Just as the line chart of year-over-year population change showed, the city limits expanded significantly between 2011 and 2012, then expanded even further in 2015.

That increase of over 8,000 people in one year was likely due to annexation of new land, not a sudden population boom. As a double-check, some local news articles from the time confirm my initial suspicion.

Conclusion

So, what’s the solution? There are more advanced techniques that attempt to hold the geographic boundaries steady over time, but that’s outside the scope of this post. A good alternative is to use either counties or county subdivisions (townships) to approximate the same area over time.

Center Township in Howard County contains most of Kokomo. Here is the population over time for Center Township.
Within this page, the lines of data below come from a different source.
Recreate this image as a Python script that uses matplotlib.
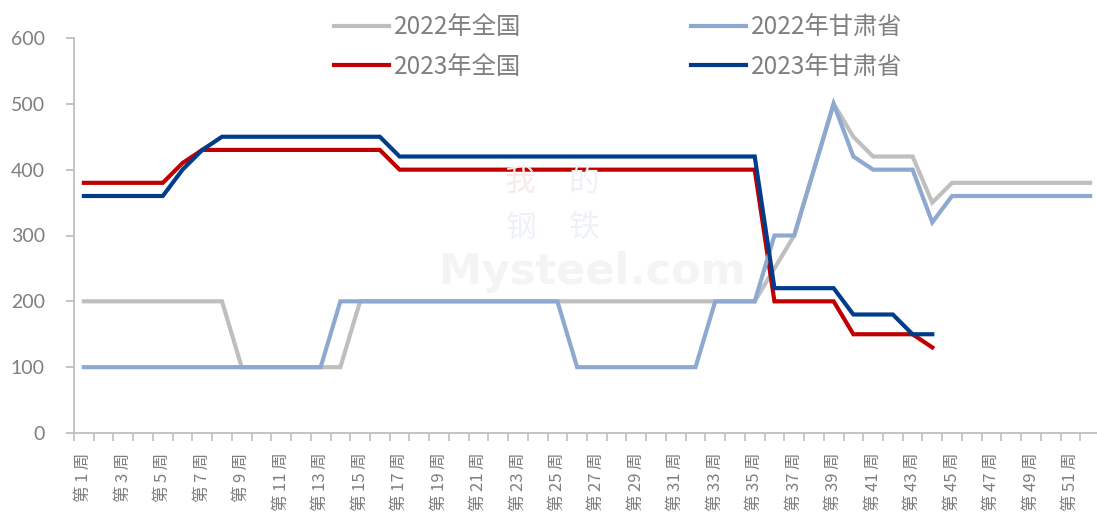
import matplotlib
matplotlib.use("Agg")
import matplotlib.pyplot as plt
import numpy as np

plt.rcParams['font.family'] = ['Noto Sans CJK SC', 'DejaVu Sans']

weeks = [f"第\u2009{i}\u2009周" for i in range(1, 53)]

nat_2022 = [200]*8 + [100]*6 + [200]*21 + [250, 300, 400, 500, 450, 420, 420, 420, 350] + [380]*8
gs_2022 = [100]*13 + [200]*12 + [100]*7 + [200]*3 + [300, 300, 400, 500, 420, 400, 400, 400, 320] + [360]*8
nat_2023 = [380]*5 + [410] + [430]*10 + [400]*19 + [200]*4 + [150]*4 + [130]
gs_2023 = [360]*5 + [400, 430] + [450]*9 + [420]*19 + [220]*4 + [180]*3 + [150, 150]

series = [
    ("2022年全国", nat_2022, "#BFBFBF"),
    ("2023年全国", nat_2023, "#C00000"),
    ("2022年甘肃省", gs_2022, "#8EA9CF"),
    ("2023年甘肃省", gs_2023, "#003C8A"),
]

fig = plt.figure(figsize=(10.97, 5.19), dpi=100)
ax = fig.add_axes([74/1097, 86/519, 1026/1097, 395/519])

# faint watermark
fig.text(592/1097, 1-272/519, "Mysteel.com", fontsize=31, fontweight="bold",
         color="#F4F4F4", ha="center", va="center", family="DejaVu Sans", zorder=0)
for (cx, cy, ch, col) in [(520, 182, "我", "#FBE9E9"), (584, 182, "的", "#EEF1F7"),
                          (520, 228, "钢", "#EEF1F7"), (584, 228, "铁", "#EEF1F7")]:
    fig.text(cx/1097, 1-cy/519, ch, fontsize=22, color=col, ha="center", va="center", zorder=0)

x = np.arange(1, 53)
draw_order = [0, 2, 1, 3]
lines = {}
for i in draw_order:
    name, vals, c = series[i]
    xs = x[:len(vals)]
    ln, = ax.plot(xs, vals, color=c, lw=3, solid_joinstyle="miter", zorder=3 + i)
    lines[name] = ln

ax.set_xlim(0.5, 52.5)
ax.set_ylim(0, 600)
ax.patch.set_alpha(0)

for s in ["top", "right"]:
    ax.spines[s].set_visible(False)
for s in ["left", "bottom"]:
    ax.spines[s].set_color("#BFBFBF")
    ax.spines[s].set_linewidth(1.3)

ax.set_yticks(range(0, 601, 100))
ax.set_yticklabels([str(v) for v in range(0, 601, 100)], fontsize=14, color="#7F7F7F", family="Lato")
ax.tick_params(axis="y", direction="out", length=6, width=1.3, color="#BFBFBF", pad=15)

ax.set_xticks(np.arange(0.5, 53, 1.0))
ax.set_xticklabels([])
ax.tick_params(axis="x", which="major", direction="out", length=6, width=1.2, color="#BFBFBF")
ax.set_xticks(x[::2], minor=True)
ax.set_xticklabels(weeks[::2], minor=True, rotation=90, fontsize=12, color="#7F7F7F")
ax.tick_params(axis="x", which="minor", length=0, pad=14)

handles = [lines[s[0]] for s in series]
labels = [s[0] for s in series]
leg = fig.legend(handles, labels, ncol=2, loc="center", bbox_to_anchor=(618/1097, 1-47/519),
                 frameon=False, fontsize=17.5, handlelength=2.25, handletextpad=0.2,
                 columnspacing=7.0, labelspacing=0.55, labelcolor="#7F7F7F")

fig.savefig("out.png", dpi=100)
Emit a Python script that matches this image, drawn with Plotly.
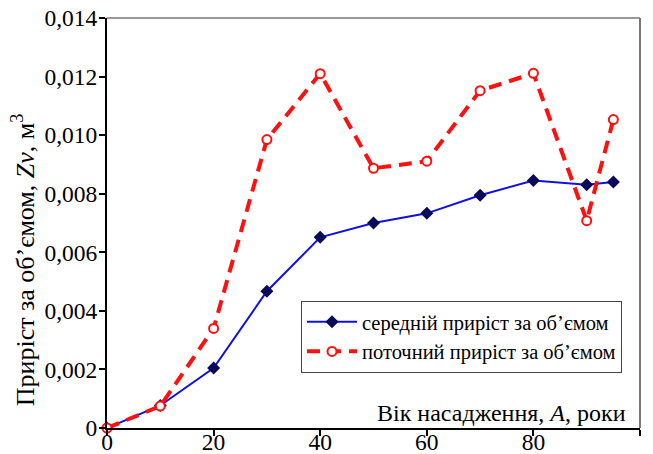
import plotly.graph_objects as go

ages = [0, 10, 20, 30, 40, 50, 60, 70, 80, 90, 95]
mean_inc = [0.0, 0.00077, 0.00205, 0.00467, 0.00651, 0.00700, 0.00733, 0.00795, 0.00845, 0.00831, 0.00840]
curr_inc = [0.0, 0.00075, 0.00340, 0.00985, 0.01210, 0.00887, 0.00911, 0.01152, 0.01211, 0.00708, 0.01053]

x_ticks = [0, 20, 40, 60, 80, 100]
y_tickvals = [0, 0.002, 0.004, 0.006, 0.008, 0.010, 0.012, 0.014]
y_ticktext = ["0", "0,002", "0,004", "0,006", "0,008", "0,010", "0,012", "0,014"]

name_mean = "середній приріст за об’ємом"
name_curr = "поточний приріст за об’ємом"
y_title = "Приріст за об’ємом, <i>Zv</i>, м<sup>3</sup>"
x_title = "Вік насадження, <i>A</i>, роки"

FONT = "Liberation Serif"

fig = go.Figure()
fig.add_trace(go.Scatter(
    x=ages, y=mean_inc, name=name_mean, mode="lines+markers",
    line=dict(color="#1010E0", width=2),
    marker=dict(symbol="diamond", size=10, color="#0A0A5A"),
    cliponaxis=False,
))
fig.add_trace(go.Scatter(
    x=ages, y=curr_inc, name=name_curr, mode="lines+markers",
    line=dict(color="#FF1010", width=4, dash="13px,8px"),
    marker=dict(symbol="circle", size=9, color="white",
                line=dict(color="#FF1010", width=2)),
    cliponaxis=False,
))

fig.update_layout(
    width=653, height=454,
    margin=dict(l=107, r=13, t=18, b=26, autoexpand=False),
    paper_bgcolor="white", plot_bgcolor="white",
    font=dict(family=FONT, size=22, color="black"),
    showlegend=True,
    legend=dict(
        x=0.364, y=0.31, xanchor="left", yanchor="top",
        bgcolor="white", bordercolor="#444", borderwidth=1,
        font=dict(family=FONT, size=20.5, color="black"),
        tracegroupgap=0, itemwidth=50,
    ),
    xaxis=dict(
        range=[0, 100], tickvals=x_ticks, ticks="outside", ticklen=6,
        tickwidth=1.5, tickcolor="black", automargin=False,
        ticklabelstandoff=-14,
        showline=True, linecolor="black", linewidth=2, showgrid=False,
        zeroline=False, tickfont=dict(family=FONT, size=23.5),
    ),
    yaxis=dict(
        range=[0, 0.014], tickvals=y_tickvals, ticktext=y_ticktext,
        ticks="outside", ticklen=6, tickwidth=1.5, tickcolor="black", automargin=False,
        ticklabelstandoff=-3,
        showline=True, linecolor="black", linewidth=2, showgrid=False,
        zeroline=False, tickfont=dict(family=FONT, size=23.5),
    ),
    shapes=[
        dict(type="line", xref="paper", yref="paper", x0=0, x1=1, y0=1, y1=1,
             line=dict(color="#777", width=1.5)),
        dict(type="line", xref="paper", yref="paper", x0=1, x1=1, y0=0, y1=1,
             line=dict(color="#777", width=2)),
    ],
    annotations=[
        dict(text=y_title, xref="paper", yref="paper", textangle=-90,
             x=-0.155, y=0.41, xanchor="center", yanchor="middle", showarrow=False,
             font=dict(family=FONT, size=26, color="black")),
        dict(text=x_title, xref="paper", yref="paper",
             x=0.977, y=0.0, xanchor="right", yanchor="bottom", showarrow=False,
             font=dict(family=FONT, size=24, color="black")),
    ],
)

fig.write_html("out.html")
Notice how stable it is.

Get population of Center Township, Howard County, Indiana
# get annual population estimates for Center Township
years <- c(2010:2023)
names(years) <- years

center_by_year <- map_dfr(years, ~{
  get_acs(
    geography = "county subdivision",
    variables = "B01001_001",
    state = "IN",
    survey = "acs5",
    year = .x
  )
}, .id = "year") %>%
  filter(
    NAME == 'Center township, Howard County, Indiana'
  )
Plot Center Township’s population
# plot a line chart of center township
ggplot(center_by_year, aes(x = year, y = estimate, group = 1)) +
  geom_line(color = 'dodgerblue') +
  geom_point(color = 'dodgerblue') +
  labs(title = "Center Township, Howard County",
       subtitle = "Population over time",
       x = "Year",
       y = "Population") +
  theme_ipsum() +
  scale_y_continuous(labels = scales::comma, limits = c(0, 60000)) +
  scale_x_discrete(breaks = seq(2010, 2023, 2))
Figure 5: Center Township’s population, 2010-2023

City boundaries change frequently. When looking at population change–or any metric that uses population as a denominator–it’s import to keep the possibility of annexation in mind.

The tidycensus, sf, and tigris packages are a powerful toolkit for ensuring the results of your analysis can be placed in the proper context.